== WRITTEN REQUEST ==
Beginning with the line that contains "Write a Python", retype the entries below exactly, ending with the line that contains "import matplotlib.pyplot as plt". Leave out any pictures.

== MATERIAL TO PROCESS ==
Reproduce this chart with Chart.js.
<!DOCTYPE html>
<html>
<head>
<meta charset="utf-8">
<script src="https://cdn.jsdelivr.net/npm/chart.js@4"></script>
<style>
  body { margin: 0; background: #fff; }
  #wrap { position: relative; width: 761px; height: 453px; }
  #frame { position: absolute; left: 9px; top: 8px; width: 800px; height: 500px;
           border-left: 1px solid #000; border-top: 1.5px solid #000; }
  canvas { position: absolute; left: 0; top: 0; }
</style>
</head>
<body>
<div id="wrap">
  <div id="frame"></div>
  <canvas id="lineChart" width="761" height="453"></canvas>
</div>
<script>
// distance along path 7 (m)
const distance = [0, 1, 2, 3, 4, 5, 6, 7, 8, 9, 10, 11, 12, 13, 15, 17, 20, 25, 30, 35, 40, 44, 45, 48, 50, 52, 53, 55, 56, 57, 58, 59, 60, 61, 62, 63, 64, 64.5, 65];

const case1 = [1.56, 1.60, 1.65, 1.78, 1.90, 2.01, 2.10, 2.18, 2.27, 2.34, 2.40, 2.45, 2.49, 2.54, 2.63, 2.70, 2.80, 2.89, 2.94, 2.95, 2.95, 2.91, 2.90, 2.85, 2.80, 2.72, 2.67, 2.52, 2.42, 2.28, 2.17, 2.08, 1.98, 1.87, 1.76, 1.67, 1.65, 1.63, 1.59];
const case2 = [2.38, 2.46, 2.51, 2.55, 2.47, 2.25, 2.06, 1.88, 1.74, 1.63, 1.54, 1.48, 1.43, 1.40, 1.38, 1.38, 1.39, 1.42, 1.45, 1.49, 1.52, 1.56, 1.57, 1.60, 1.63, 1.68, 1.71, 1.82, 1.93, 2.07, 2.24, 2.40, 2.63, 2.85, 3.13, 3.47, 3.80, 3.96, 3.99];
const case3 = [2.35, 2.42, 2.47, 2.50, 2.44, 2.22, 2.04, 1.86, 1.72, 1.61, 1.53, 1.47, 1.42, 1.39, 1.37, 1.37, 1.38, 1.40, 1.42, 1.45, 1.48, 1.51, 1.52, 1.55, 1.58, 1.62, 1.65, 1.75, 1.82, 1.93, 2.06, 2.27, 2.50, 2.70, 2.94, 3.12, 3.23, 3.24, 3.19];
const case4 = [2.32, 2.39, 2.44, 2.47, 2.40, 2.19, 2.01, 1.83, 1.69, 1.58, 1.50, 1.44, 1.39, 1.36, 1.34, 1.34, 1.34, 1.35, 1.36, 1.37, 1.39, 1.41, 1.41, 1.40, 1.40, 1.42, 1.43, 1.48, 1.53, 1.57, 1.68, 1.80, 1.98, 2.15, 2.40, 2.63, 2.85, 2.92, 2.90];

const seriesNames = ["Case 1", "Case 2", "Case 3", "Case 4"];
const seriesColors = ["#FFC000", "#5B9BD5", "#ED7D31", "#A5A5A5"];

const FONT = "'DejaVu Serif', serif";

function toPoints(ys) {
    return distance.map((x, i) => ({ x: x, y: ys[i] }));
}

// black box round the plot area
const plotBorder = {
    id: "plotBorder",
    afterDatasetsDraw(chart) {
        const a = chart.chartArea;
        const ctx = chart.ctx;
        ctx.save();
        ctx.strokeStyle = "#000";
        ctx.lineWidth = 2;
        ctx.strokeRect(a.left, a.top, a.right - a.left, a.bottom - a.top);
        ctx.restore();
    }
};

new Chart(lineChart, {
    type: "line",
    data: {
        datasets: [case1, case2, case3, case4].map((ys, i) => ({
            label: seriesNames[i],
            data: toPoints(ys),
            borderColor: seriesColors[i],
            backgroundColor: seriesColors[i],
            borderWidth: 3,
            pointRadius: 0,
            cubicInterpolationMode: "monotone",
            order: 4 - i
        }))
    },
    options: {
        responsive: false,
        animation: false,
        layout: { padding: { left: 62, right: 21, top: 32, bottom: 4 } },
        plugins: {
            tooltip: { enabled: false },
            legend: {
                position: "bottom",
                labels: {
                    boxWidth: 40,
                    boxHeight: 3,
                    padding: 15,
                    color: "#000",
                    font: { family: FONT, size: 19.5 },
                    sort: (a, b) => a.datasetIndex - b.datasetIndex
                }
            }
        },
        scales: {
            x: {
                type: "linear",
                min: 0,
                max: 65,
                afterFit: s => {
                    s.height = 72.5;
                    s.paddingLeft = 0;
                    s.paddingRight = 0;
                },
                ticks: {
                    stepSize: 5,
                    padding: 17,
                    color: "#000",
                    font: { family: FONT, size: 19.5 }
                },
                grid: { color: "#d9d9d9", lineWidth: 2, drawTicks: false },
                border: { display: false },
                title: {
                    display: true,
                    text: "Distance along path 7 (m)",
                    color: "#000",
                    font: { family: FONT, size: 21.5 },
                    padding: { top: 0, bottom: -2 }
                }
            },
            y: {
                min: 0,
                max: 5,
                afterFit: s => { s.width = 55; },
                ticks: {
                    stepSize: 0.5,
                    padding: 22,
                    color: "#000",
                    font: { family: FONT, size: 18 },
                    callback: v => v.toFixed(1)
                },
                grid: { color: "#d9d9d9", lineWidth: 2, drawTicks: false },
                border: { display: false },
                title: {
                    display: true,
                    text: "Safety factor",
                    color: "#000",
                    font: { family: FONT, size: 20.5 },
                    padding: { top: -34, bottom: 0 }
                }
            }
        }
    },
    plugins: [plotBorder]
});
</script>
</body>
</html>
...
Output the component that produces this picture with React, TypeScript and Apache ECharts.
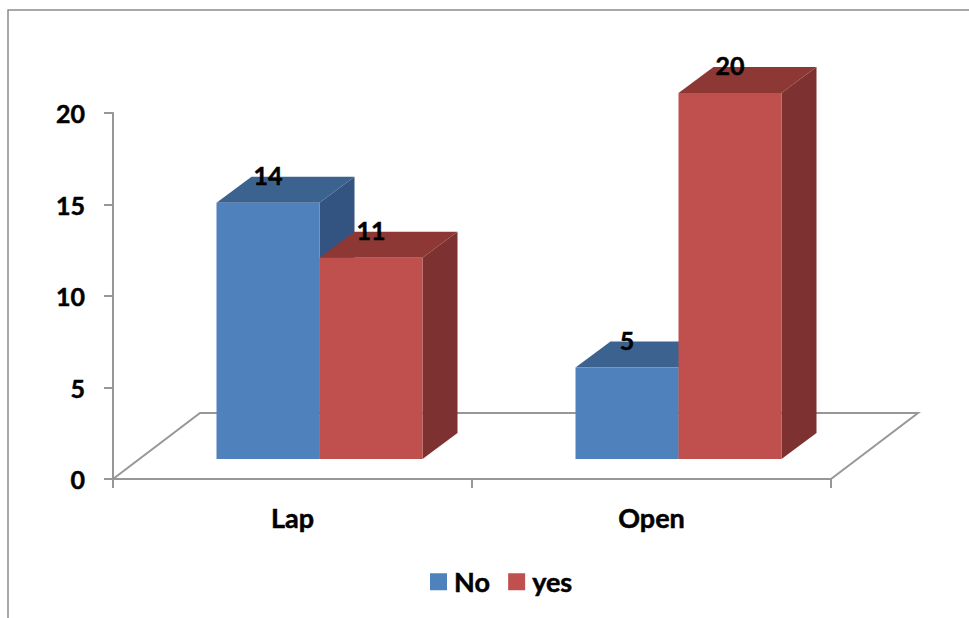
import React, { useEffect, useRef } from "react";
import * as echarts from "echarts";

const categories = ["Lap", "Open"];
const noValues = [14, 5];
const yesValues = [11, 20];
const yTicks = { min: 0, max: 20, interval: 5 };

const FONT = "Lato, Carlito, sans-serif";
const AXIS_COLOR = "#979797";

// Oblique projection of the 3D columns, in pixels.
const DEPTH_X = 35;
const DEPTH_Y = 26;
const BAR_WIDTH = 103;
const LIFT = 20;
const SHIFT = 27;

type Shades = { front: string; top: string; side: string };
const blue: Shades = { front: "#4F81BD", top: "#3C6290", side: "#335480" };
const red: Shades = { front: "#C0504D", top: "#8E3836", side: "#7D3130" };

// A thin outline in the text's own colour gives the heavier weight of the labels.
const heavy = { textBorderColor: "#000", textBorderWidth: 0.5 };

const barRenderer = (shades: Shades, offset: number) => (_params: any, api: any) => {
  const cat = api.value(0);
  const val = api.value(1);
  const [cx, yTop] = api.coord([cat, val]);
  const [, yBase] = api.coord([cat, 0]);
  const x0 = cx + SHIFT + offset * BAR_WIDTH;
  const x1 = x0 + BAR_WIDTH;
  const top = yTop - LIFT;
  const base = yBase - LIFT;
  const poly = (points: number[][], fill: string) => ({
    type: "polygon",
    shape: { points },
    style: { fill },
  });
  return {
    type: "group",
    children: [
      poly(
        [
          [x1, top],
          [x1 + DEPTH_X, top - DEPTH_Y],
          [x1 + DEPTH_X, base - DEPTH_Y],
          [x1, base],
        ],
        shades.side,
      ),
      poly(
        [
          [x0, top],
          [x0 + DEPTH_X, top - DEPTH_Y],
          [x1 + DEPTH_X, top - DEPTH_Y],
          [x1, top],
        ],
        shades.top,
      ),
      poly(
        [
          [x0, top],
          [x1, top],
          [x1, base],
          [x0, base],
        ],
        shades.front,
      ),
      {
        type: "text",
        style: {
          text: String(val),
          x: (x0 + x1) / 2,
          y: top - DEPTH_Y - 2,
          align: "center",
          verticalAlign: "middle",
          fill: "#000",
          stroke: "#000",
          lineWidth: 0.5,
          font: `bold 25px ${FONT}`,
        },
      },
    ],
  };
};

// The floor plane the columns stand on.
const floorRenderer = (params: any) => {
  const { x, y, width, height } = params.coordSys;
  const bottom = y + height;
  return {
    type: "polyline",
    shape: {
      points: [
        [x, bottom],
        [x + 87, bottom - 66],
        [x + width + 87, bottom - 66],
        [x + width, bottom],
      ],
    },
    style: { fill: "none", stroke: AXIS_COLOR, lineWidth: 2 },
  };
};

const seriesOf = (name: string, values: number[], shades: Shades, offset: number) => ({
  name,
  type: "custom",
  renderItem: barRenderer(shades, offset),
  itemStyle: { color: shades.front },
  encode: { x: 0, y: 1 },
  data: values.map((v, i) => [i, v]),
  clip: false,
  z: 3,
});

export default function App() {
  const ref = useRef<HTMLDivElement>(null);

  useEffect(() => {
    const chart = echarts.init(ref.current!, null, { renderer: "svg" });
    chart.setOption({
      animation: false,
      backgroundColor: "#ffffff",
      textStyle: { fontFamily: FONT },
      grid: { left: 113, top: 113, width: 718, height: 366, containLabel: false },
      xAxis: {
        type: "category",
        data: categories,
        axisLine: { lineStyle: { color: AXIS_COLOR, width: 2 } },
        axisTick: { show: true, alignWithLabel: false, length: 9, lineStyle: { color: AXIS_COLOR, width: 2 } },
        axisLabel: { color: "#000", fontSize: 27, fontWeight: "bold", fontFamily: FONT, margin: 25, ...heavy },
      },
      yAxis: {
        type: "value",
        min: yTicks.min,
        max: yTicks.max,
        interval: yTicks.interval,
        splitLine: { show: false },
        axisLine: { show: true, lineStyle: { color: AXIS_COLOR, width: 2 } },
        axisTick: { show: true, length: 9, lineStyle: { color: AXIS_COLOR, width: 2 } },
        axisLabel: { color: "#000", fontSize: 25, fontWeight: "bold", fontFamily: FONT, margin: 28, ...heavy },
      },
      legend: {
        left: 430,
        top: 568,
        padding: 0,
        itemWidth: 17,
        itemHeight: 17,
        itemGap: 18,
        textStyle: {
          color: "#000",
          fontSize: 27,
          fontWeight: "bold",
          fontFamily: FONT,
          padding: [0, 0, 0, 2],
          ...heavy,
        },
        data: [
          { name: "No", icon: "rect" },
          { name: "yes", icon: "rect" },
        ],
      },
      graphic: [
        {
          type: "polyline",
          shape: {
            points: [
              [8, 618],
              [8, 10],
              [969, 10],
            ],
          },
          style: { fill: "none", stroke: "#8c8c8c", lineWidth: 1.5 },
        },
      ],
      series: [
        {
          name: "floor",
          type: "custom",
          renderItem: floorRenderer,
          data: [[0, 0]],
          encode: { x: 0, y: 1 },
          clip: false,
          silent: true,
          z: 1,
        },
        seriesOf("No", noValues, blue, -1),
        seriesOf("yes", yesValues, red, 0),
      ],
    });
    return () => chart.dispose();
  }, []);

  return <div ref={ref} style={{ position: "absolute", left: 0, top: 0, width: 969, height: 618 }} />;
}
==
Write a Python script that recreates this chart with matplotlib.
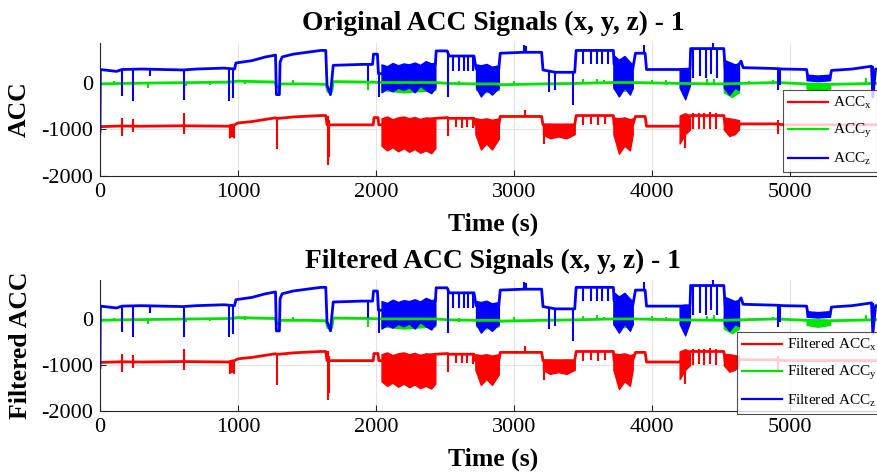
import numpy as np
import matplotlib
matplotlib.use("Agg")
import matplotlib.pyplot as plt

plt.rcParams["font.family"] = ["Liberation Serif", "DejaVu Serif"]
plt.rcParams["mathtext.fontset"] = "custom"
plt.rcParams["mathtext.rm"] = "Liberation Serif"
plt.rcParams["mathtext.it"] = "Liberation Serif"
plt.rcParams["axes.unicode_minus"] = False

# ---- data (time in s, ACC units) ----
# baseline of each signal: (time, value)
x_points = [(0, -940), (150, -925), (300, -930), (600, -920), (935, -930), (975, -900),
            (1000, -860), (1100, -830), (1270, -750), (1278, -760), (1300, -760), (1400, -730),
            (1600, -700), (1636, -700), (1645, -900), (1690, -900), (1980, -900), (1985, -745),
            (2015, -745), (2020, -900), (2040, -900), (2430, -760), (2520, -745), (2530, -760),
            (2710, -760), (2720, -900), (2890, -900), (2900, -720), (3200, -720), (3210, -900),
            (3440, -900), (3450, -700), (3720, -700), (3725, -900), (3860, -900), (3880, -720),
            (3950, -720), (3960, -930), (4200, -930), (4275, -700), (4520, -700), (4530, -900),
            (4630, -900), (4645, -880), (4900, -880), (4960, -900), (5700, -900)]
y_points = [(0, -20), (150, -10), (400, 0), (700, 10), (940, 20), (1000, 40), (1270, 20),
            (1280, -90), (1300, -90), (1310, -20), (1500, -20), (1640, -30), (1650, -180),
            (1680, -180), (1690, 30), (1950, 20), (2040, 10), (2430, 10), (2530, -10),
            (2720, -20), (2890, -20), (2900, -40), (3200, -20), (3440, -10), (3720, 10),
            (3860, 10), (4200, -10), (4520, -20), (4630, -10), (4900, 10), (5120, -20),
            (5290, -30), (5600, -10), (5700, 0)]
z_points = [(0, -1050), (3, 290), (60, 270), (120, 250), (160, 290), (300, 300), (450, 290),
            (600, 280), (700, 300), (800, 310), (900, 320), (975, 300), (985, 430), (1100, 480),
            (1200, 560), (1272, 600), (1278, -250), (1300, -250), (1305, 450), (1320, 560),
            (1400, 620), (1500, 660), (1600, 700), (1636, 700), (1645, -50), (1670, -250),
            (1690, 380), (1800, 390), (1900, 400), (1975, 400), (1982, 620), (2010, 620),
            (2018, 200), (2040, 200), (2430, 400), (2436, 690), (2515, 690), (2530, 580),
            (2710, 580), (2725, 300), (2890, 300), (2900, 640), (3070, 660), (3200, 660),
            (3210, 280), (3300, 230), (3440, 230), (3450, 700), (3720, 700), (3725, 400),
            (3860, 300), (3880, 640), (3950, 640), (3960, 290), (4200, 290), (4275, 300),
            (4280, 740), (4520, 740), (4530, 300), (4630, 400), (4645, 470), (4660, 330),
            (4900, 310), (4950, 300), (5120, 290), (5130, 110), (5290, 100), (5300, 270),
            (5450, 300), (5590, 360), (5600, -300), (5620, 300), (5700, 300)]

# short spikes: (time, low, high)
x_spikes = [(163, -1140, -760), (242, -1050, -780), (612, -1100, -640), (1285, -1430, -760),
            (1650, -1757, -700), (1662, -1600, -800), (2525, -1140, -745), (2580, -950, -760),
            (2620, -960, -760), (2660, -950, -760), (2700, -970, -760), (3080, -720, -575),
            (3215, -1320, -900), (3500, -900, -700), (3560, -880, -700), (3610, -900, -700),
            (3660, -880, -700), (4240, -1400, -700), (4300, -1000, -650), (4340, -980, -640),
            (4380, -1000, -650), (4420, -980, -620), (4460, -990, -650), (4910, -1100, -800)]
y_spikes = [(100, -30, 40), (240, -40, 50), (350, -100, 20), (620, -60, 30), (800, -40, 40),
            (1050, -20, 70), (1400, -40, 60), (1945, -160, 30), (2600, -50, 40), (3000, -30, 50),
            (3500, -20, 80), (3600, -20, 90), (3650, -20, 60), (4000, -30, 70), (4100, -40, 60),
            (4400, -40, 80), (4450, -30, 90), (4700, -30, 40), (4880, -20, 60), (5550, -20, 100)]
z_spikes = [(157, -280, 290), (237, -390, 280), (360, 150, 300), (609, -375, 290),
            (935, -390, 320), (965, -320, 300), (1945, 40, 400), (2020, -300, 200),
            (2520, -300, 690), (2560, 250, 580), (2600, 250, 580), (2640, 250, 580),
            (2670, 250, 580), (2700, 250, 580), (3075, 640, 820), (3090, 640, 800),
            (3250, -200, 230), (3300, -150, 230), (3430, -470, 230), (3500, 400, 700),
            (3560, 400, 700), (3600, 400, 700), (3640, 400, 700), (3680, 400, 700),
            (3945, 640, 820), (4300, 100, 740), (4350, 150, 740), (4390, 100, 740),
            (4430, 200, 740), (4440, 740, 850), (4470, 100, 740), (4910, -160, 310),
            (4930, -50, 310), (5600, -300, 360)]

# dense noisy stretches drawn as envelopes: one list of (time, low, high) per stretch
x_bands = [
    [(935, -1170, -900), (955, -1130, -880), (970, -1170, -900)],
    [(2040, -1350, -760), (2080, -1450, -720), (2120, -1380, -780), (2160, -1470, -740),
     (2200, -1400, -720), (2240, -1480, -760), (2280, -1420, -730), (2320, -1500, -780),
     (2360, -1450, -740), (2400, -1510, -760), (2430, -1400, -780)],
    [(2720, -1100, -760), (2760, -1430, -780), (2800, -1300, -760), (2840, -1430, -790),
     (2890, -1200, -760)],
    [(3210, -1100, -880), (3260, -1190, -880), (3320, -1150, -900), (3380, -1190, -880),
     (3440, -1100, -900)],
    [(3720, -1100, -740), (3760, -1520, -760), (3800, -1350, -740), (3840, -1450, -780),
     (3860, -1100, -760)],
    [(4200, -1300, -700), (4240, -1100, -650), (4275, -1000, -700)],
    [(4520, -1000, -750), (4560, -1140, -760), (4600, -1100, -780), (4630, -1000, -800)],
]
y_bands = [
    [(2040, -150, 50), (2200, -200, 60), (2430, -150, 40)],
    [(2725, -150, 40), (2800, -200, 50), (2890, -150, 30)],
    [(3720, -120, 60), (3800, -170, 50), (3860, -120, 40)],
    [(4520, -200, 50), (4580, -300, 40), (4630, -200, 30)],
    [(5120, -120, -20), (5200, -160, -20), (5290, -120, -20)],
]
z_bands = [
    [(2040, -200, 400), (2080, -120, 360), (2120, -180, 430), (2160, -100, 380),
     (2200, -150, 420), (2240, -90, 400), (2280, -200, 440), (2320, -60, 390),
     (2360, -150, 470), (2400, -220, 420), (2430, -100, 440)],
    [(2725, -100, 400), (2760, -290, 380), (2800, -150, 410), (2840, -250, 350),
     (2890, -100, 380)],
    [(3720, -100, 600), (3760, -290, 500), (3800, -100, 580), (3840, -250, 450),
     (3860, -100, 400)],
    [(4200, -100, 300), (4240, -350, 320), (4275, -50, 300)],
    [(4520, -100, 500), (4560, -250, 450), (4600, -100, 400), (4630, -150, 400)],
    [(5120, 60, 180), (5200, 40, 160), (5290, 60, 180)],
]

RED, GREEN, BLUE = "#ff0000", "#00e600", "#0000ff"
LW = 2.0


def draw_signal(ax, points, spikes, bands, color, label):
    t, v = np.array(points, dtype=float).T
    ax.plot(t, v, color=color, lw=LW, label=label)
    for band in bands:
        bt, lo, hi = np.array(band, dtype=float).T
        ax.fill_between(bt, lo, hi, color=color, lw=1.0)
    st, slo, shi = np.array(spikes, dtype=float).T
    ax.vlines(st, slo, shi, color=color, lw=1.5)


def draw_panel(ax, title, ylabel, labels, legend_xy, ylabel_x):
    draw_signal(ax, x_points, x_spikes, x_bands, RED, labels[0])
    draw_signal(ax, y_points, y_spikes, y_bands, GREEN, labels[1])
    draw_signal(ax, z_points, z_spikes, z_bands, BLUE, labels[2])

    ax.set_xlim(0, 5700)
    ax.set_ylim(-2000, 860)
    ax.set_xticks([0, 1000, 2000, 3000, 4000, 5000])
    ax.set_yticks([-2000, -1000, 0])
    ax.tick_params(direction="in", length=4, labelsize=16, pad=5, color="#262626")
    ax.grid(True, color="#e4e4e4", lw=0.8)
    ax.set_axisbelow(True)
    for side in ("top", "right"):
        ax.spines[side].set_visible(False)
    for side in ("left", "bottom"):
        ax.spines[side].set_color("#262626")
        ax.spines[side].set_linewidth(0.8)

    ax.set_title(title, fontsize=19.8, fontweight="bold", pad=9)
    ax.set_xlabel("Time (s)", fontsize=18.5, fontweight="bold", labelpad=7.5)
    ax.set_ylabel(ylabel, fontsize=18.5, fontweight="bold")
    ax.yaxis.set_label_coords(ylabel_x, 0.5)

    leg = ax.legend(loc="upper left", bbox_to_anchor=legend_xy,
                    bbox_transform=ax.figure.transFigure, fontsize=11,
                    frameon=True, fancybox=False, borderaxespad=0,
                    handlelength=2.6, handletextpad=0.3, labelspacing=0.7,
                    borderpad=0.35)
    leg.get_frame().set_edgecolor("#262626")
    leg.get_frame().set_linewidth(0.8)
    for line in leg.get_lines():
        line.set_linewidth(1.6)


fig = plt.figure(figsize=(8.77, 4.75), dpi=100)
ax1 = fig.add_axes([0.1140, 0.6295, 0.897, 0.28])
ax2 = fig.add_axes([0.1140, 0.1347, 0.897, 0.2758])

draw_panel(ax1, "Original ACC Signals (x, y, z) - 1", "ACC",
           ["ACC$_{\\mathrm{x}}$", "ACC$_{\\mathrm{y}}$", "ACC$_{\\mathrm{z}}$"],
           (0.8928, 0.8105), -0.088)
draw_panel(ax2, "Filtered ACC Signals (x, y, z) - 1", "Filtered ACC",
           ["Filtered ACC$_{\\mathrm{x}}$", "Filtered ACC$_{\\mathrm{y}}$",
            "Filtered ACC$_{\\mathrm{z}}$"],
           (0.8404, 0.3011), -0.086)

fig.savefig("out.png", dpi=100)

== TASK RESPONSE ==
Write a Python script that recreates this chart with matplotlib.
import numpy as np
import matplotlib
matplotlib.use("Agg")
import matplotlib.pyplot as plt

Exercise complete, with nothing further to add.